Tamang's murder: Darjeeling tense, FIR against GJM leaders
Darjeeling continued to be tense today, a day after Gorkha leader Madan Tamang was stabbed to death. Police complaints were filed against 11 people, including Gorkha Janamukti Morcha (GJM) chief Bimal Gurung, and searches were on to nab more people in connection with the murder.india Updated: May 22, 2010 16:48 IST
Darjeeling continued to be tense on Saturday, a day after Gorkha leader Madan Tamang was stabbed to death. Police complaints were filed against 11 people, including Gorkha Janamukti Morcha (GJM) chief Bimal Gurung, and searches were on to nab more people in connection with the murder.
Apart from Gurung, a first information report (FIR) was also filed against GJM secretary Roshan Giri over the killing of Akhil Bharatiya Gorkha League (ABGL) president Tamang.
"Cases will be started against them soon," a police officer said.
Darjeeling district acting Superintendent of Police Gourav Sharma was leading the raids that started soon after Tamang was stabbed to death Friday near the Planters' Club here while he was making preparations for a party rally later in the day.
At least 45 people have been detained while raids are on in different parts of the three Darjeeling Hill sub-divisions of Darjeeling, Kalimpong and Kurseong to nab the culprits, said Inspector General of Police (North Bengal) Kundan Lal Tamta.
"We are interrogating lot of people to zero in on the culprits and also get details of the circumstances leading to Tamang's murder," said Tamta.
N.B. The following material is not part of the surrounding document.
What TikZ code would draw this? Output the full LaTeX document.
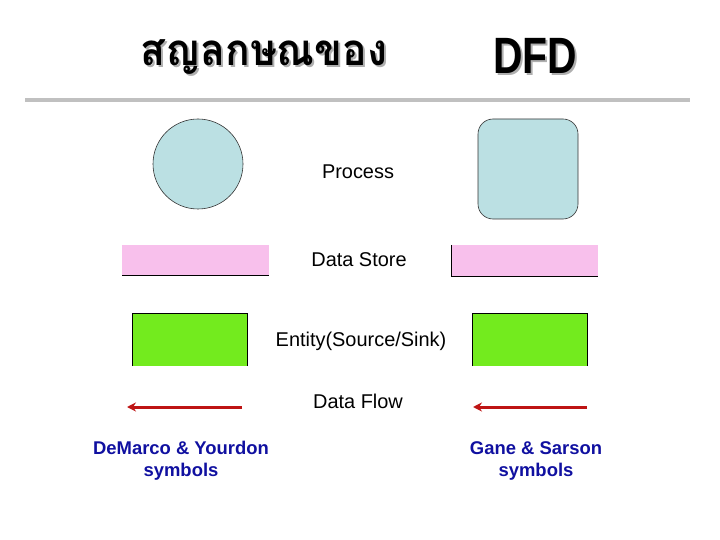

Tamang, 64, who led the anti-GJM Democratic Front in the Darjeeling Hills, died of stomach and shoulder injuries after he was attacked with a khukri (long knife used by Nepalis) and swords on Laden La Road around 9.30 am on Friday.
ABGL general secretary Laxman Pradhan blamed the GJM for the killing. The GJM has denied its involvement and instead blamed the state administration.
Tamang's body has been kept at his house in Darjeeling town and would be taken to his ancestral house at Magma for cremation as per Buddhist rituals on Monday, ABGL sources said.
The articulate and well-educated Tamang was involved in hill politics for over 40 years as a front-ranking ABGL leader. A strong advocate of a new state of Gorkhaland, to be carved out of parts of northern Bengal, Tamang had all along maintained a distinct identity of the ABGL and consistently opposed the GJM, which has been spearheading the
statehood agitation for the last couple of years.
The GJM was cut up with Tamang after he levelled corruption charges against its chief Gurung and threatened to banish him from the hills.
Securitymen guarding Governor M K Narayanan, now in Darjeeling, have also been put on high alert in view of the killing and the resultant tension.
Panic was palpable in Darjeeling town with only a handful of shops and markets opening Saturday and very few people seen on the roads. In Kurseong sub-division, most of the shops and markets were closed for the second consecutive day.
However, the situation was better in Kalimpong - where the ABGL does not have much of a base.
"Majority of the shops are open and vehicles are plying normally," said Additional Superintendent of Police J Dorji.
Vehicles were plying normally on National Highway 55, which connects the district's plains of Siliguri with Darjeeling.
Traffic was also heavy on National Highway 31A, connecting Kalimpong with neighbouring Sikkim. "The CRPF have been deployed there," said Dorji.